[Set exercise]:
Write the lines out again, from the top of the material to the line containing "-1.48, -1.60, -1.62];", pictures excluded.
**** Material for the task
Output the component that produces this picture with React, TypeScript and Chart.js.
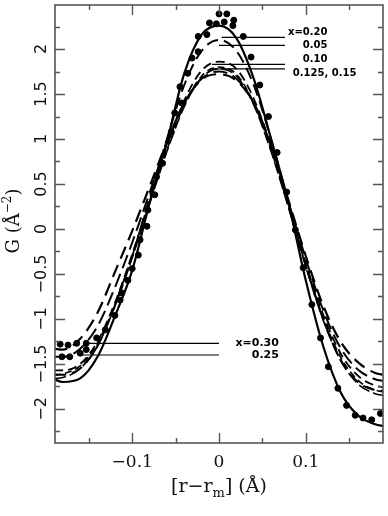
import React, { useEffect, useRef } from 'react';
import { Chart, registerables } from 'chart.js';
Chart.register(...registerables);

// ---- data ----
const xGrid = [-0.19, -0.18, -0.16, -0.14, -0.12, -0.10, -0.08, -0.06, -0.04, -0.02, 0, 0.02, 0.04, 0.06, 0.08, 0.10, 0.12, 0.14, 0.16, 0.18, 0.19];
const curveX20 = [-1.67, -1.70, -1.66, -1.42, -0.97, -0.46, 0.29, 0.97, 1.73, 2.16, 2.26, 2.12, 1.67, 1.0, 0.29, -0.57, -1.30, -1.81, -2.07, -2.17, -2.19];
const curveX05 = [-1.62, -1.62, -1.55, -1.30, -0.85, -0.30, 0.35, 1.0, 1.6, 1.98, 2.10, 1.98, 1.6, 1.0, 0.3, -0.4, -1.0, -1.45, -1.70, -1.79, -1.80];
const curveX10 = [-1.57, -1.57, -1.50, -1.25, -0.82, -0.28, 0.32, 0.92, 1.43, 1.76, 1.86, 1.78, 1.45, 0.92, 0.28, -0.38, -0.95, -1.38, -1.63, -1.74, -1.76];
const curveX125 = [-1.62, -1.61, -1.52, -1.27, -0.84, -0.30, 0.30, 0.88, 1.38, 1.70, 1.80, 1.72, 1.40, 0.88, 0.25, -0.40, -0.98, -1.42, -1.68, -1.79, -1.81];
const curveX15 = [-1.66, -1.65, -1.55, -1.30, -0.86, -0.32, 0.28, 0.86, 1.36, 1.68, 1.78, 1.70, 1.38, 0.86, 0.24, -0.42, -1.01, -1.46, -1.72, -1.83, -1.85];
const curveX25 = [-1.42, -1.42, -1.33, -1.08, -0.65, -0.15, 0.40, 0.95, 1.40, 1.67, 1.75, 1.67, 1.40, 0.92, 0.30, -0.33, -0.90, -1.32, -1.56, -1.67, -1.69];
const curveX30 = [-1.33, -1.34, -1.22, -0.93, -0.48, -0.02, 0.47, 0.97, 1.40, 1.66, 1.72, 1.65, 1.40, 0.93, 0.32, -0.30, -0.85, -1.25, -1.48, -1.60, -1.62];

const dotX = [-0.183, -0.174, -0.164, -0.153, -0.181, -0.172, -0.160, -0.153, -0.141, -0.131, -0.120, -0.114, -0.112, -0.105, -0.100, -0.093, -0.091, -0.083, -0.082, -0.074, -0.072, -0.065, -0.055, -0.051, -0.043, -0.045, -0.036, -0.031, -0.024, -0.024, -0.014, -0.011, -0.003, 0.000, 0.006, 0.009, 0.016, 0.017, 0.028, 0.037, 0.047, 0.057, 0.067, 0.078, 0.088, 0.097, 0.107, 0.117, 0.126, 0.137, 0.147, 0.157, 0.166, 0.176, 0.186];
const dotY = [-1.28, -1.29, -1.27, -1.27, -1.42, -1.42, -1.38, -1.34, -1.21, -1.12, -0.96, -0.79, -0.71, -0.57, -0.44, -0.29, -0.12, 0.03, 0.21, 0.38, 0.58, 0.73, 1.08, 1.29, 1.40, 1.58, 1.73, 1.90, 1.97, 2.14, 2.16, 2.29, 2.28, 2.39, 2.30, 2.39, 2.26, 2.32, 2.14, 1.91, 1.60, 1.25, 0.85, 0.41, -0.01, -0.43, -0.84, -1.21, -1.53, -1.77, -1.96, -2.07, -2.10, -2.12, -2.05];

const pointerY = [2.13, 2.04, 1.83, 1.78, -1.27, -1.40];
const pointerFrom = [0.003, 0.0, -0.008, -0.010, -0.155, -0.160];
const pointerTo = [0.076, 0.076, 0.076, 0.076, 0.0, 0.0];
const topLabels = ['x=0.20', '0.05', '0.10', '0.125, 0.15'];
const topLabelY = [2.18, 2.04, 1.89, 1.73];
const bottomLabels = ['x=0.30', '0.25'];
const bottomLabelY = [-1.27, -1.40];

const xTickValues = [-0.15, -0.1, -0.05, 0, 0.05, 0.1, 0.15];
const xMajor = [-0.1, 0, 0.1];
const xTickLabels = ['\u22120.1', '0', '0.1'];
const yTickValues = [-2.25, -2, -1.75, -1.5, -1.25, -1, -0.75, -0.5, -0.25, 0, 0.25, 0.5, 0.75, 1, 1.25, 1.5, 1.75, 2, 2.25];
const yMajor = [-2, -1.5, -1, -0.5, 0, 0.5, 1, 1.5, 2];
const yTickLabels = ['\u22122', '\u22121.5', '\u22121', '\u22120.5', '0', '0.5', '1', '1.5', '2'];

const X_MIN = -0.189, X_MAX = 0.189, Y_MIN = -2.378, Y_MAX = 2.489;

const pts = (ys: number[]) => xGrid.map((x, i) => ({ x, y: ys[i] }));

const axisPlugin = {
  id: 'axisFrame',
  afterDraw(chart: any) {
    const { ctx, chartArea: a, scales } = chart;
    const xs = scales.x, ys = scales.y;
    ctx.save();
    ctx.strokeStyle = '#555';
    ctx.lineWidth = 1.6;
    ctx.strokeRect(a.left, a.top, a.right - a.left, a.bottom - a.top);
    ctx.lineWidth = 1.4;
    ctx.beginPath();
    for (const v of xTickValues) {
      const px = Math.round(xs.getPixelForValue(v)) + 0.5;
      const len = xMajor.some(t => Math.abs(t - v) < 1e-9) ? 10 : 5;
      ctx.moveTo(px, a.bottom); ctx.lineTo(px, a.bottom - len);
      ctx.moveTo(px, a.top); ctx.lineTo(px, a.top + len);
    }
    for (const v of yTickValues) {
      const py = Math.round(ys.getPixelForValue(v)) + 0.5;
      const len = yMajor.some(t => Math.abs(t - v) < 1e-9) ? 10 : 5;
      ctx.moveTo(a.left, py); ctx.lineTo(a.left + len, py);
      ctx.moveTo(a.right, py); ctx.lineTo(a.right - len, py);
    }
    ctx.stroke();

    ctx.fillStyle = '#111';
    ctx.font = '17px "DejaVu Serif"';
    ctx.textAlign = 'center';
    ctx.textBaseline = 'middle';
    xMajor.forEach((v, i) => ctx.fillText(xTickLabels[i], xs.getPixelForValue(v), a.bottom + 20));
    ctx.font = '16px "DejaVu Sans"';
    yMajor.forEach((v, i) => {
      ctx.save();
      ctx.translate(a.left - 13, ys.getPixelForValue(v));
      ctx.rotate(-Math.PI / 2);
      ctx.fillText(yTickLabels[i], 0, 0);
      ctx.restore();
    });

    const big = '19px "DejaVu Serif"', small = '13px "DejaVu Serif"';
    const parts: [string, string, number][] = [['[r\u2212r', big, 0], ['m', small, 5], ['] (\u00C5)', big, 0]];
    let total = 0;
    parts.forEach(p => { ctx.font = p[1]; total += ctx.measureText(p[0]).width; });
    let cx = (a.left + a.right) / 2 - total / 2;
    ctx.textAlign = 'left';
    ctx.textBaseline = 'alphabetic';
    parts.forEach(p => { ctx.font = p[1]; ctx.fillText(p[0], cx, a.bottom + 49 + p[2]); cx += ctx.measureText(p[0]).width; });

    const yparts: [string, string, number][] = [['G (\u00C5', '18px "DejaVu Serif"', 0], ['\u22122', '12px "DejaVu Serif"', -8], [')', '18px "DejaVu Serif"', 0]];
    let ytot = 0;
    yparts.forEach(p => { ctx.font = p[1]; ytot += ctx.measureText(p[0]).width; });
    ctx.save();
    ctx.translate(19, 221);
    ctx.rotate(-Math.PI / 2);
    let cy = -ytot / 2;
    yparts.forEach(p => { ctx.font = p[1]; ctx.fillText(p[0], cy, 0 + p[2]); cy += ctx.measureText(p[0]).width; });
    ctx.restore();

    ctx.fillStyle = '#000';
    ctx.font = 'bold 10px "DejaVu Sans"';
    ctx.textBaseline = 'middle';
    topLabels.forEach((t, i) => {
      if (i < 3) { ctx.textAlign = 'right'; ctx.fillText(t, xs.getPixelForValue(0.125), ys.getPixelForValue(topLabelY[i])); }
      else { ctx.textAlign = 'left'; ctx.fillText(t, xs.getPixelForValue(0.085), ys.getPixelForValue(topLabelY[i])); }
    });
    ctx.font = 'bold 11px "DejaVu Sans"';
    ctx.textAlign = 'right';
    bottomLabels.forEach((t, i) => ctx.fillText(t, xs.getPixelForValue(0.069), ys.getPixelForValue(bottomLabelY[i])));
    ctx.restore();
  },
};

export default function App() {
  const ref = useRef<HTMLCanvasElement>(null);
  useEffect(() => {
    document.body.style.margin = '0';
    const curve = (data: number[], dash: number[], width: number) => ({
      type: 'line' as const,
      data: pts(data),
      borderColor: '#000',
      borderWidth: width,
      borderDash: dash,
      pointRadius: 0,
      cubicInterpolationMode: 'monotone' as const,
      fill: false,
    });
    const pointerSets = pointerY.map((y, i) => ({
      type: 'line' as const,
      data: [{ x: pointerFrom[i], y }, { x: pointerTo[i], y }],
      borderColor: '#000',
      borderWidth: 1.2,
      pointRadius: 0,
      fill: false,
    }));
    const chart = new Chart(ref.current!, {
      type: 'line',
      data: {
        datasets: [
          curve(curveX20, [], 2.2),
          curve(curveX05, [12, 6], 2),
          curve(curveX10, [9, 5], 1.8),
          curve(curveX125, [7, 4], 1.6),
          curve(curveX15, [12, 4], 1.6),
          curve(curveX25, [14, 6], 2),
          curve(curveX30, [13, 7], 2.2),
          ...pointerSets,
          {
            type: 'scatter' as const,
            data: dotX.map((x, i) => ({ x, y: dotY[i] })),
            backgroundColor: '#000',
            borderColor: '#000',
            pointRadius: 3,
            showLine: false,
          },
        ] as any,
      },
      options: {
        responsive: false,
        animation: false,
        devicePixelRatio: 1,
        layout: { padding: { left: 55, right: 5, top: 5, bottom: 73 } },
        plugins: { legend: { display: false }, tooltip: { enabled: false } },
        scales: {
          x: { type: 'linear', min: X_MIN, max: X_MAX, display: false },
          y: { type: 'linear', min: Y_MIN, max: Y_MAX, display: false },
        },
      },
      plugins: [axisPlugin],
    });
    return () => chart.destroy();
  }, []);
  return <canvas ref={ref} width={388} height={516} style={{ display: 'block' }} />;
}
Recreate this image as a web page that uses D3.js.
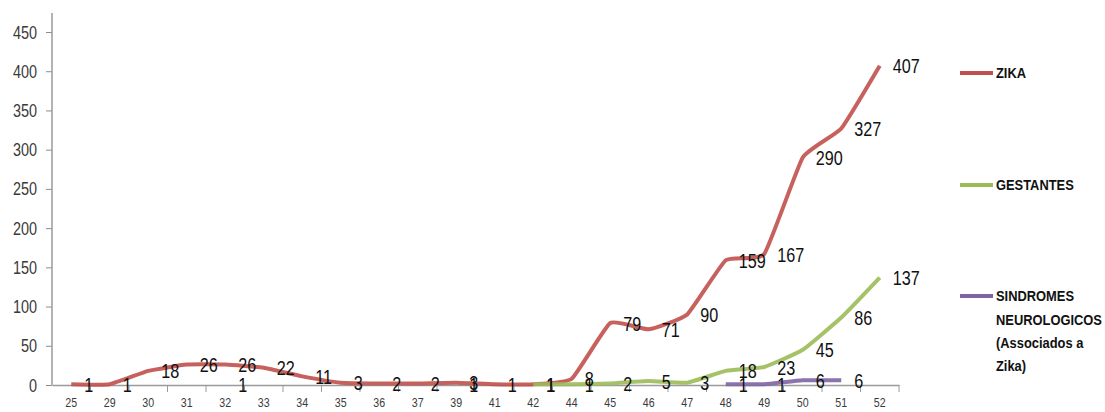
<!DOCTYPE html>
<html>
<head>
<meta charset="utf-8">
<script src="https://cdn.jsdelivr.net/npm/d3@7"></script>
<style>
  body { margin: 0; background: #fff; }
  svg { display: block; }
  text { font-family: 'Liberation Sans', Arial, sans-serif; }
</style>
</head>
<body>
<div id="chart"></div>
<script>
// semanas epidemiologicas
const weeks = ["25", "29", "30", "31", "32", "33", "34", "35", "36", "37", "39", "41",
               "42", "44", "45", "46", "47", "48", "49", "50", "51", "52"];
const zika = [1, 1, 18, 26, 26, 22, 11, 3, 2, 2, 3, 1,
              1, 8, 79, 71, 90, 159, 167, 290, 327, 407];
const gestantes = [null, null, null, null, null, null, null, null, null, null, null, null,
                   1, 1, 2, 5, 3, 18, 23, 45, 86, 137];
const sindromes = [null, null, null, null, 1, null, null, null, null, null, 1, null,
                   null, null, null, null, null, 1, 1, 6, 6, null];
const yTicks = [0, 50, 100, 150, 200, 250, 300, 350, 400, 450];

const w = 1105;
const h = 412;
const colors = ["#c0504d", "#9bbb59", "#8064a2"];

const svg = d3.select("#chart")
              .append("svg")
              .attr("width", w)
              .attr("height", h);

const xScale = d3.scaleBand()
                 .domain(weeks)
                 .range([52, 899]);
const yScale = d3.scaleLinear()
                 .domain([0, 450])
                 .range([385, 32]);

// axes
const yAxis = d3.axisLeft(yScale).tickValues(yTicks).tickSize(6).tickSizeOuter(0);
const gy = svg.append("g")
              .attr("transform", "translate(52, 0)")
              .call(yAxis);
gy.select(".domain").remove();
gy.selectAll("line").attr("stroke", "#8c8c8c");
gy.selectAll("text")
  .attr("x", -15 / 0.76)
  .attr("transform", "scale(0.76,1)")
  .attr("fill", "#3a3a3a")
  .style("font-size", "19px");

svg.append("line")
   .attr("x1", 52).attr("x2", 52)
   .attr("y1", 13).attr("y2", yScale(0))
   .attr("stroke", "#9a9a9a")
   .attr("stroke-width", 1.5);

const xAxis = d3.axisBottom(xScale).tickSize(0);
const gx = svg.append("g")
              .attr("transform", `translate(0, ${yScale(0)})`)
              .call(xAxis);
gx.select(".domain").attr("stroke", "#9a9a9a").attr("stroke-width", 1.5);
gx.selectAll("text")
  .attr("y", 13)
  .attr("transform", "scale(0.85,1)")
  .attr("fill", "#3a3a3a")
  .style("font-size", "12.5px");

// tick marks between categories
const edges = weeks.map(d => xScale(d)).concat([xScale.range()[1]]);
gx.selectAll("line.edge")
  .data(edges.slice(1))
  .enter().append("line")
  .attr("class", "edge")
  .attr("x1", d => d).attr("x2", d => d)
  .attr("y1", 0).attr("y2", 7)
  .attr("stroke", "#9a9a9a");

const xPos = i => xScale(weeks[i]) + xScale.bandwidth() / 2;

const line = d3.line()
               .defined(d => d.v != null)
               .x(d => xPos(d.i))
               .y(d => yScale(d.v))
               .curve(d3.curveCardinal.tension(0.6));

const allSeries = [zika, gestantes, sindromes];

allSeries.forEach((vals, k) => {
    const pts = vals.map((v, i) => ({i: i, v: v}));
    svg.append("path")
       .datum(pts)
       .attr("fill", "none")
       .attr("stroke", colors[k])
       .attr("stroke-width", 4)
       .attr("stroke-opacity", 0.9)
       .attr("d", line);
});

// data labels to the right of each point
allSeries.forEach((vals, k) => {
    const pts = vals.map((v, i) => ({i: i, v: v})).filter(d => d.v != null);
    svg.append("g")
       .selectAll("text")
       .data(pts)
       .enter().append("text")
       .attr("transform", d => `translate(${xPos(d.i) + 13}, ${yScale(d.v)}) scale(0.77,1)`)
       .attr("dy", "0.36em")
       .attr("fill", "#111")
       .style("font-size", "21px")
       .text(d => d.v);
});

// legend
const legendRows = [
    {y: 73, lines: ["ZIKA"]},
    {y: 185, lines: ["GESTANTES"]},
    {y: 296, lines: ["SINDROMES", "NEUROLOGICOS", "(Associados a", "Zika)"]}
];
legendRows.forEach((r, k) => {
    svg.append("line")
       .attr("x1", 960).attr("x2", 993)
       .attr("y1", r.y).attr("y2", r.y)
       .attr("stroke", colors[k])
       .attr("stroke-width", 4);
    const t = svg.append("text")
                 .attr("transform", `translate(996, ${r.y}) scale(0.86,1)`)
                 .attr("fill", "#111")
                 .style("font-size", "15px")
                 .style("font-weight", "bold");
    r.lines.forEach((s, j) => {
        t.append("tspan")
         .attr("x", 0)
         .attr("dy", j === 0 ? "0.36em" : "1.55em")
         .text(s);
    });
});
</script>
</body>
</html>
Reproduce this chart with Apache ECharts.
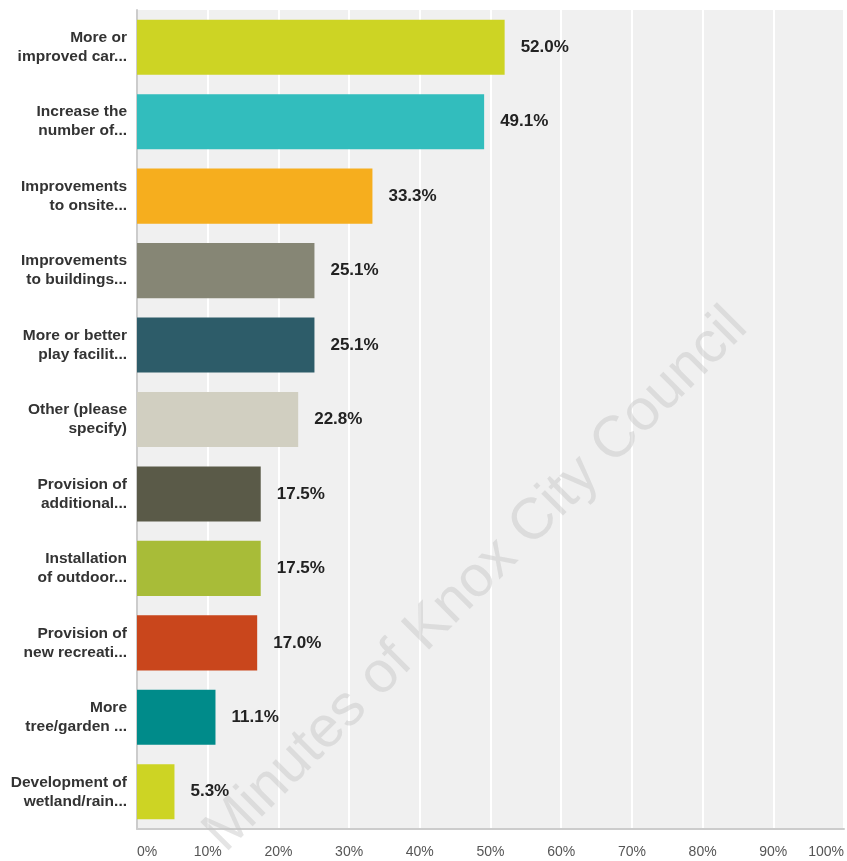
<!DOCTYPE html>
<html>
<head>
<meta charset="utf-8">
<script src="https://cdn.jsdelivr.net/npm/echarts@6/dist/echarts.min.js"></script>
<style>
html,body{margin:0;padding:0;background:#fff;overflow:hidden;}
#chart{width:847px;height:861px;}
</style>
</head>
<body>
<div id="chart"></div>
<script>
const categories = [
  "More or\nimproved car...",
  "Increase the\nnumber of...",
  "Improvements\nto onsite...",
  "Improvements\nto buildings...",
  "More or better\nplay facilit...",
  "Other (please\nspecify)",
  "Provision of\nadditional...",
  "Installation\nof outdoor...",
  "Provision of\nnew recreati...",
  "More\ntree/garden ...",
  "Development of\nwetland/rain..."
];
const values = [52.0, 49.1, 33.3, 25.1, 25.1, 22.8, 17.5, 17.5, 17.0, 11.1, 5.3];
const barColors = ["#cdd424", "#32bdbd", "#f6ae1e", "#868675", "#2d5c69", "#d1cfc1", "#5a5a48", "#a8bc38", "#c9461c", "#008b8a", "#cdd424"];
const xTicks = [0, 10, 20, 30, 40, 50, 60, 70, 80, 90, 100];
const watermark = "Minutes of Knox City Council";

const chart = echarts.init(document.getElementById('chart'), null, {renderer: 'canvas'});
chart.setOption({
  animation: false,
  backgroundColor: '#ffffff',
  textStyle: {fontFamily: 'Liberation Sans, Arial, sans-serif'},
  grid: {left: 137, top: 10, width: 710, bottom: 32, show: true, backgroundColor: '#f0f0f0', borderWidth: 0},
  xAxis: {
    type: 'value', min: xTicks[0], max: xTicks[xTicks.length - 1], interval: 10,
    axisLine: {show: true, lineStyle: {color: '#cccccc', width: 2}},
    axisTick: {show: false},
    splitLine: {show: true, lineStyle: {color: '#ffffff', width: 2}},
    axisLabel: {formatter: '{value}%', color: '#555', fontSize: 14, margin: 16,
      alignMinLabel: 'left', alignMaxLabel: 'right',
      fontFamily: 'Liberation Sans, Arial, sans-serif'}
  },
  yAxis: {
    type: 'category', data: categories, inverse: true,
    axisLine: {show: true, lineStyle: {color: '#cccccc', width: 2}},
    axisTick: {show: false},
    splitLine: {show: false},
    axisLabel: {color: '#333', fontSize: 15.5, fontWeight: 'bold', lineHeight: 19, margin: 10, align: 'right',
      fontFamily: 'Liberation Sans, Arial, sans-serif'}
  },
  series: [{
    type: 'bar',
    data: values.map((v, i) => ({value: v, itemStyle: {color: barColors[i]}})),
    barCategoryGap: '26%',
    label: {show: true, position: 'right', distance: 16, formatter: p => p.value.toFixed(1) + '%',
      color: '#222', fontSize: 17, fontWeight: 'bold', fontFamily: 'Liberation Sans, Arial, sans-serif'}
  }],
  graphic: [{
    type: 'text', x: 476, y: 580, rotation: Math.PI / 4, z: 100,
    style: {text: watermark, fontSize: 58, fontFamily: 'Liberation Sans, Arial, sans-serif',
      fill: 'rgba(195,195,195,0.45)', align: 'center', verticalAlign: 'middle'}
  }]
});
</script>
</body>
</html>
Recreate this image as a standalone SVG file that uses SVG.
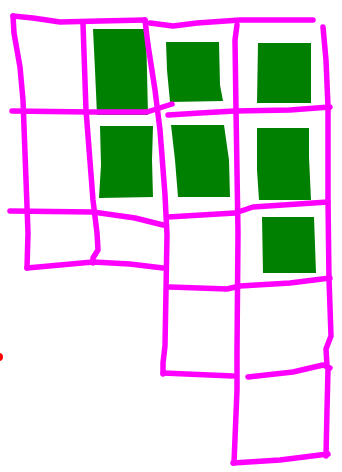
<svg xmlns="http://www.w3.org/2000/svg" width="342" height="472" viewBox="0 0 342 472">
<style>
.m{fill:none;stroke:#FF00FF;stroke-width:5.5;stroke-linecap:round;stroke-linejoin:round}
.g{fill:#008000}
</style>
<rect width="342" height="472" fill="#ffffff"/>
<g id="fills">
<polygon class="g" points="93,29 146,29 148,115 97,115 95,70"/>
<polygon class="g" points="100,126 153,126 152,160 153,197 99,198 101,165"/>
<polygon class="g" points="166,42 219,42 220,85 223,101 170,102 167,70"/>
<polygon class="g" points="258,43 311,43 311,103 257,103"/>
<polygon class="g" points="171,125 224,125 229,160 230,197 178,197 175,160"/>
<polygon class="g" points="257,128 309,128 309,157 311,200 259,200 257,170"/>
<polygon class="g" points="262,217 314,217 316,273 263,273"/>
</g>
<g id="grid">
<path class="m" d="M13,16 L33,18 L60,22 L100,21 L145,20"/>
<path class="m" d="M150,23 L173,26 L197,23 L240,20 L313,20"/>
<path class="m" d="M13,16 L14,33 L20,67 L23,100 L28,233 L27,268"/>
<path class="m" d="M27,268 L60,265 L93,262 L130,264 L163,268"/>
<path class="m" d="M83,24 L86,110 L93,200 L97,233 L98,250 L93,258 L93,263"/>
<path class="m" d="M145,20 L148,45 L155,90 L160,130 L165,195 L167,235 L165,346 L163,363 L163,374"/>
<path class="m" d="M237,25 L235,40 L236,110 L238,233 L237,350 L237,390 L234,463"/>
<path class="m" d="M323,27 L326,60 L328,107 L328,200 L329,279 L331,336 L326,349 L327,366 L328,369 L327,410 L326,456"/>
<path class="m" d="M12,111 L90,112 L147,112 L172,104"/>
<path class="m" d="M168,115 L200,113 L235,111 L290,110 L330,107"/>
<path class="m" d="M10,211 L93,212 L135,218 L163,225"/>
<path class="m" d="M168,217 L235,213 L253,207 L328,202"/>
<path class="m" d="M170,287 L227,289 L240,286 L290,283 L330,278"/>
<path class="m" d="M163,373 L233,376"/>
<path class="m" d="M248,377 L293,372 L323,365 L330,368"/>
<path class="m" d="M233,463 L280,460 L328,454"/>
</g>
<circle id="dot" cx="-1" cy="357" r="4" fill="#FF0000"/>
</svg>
********
[Right answer]:
Output the component that produces this picture with React, TypeScript and Chart.js.
import React, { useEffect, useRef } from 'react';
import { Chart, registerables } from 'chart.js';
Chart.register(...registerables);

// ---- data ----
const xGrid = [-0.19, -0.18, -0.16, -0.14, -0.12, -0.10, -0.08, -0.06, -0.04, -0.02, 0, 0.02, 0.04, 0.06, 0.08, 0.10, 0.12, 0.14, 0.16, 0.18, 0.19];
const curveX20 = [-1.67, -1.70, -1.66, -1.42, -0.97, -0.46, 0.29, 0.97, 1.73, 2.16, 2.26, 2.12, 1.67, 1.0, 0.29, -0.57, -1.30, -1.81, -2.07, -2.17, -2.19];
const curveX05 = [-1.62, -1.62, -1.55, -1.30, -0.85, -0.30, 0.35, 1.0, 1.6, 1.98, 2.10, 1.98, 1.6, 1.0, 0.3, -0.4, -1.0, -1.45, -1.70, -1.79, -1.80];
const curveX10 = [-1.57, -1.57, -1.50, -1.25, -0.82, -0.28, 0.32, 0.92, 1.43, 1.76, 1.86, 1.78, 1.45, 0.92, 0.28, -0.38, -0.95, -1.38, -1.63, -1.74, -1.76];
const curveX125 = [-1.62, -1.61, -1.52, -1.27, -0.84, -0.30, 0.30, 0.88, 1.38, 1.70, 1.80, 1.72, 1.40, 0.88, 0.25, -0.40, -0.98, -1.42, -1.68, -1.79, -1.81];
const curveX15 = [-1.66, -1.65, -1.55, -1.30, -0.86, -0.32, 0.28, 0.86, 1.36, 1.68, 1.78, 1.70, 1.38, 0.86, 0.24, -0.42, -1.01, -1.46, -1.72, -1.83, -1.85];
const curveX25 = [-1.42, -1.42, -1.33, -1.08, -0.65, -0.15, 0.40, 0.95, 1.40, 1.67, 1.75, 1.67, 1.40, 0.92, 0.30, -0.33, -0.90, -1.32, -1.56, -1.67, -1.69];
const curveX30 = [-1.33, -1.34, -1.22, -0.93, -0.48, -0.02, 0.47, 0.97, 1.40, 1.66, 1.72, 1.65, 1.40, 0.93, 0.32, -0.30, -0.85, -1.25, -1.48, -1.60, -1.62];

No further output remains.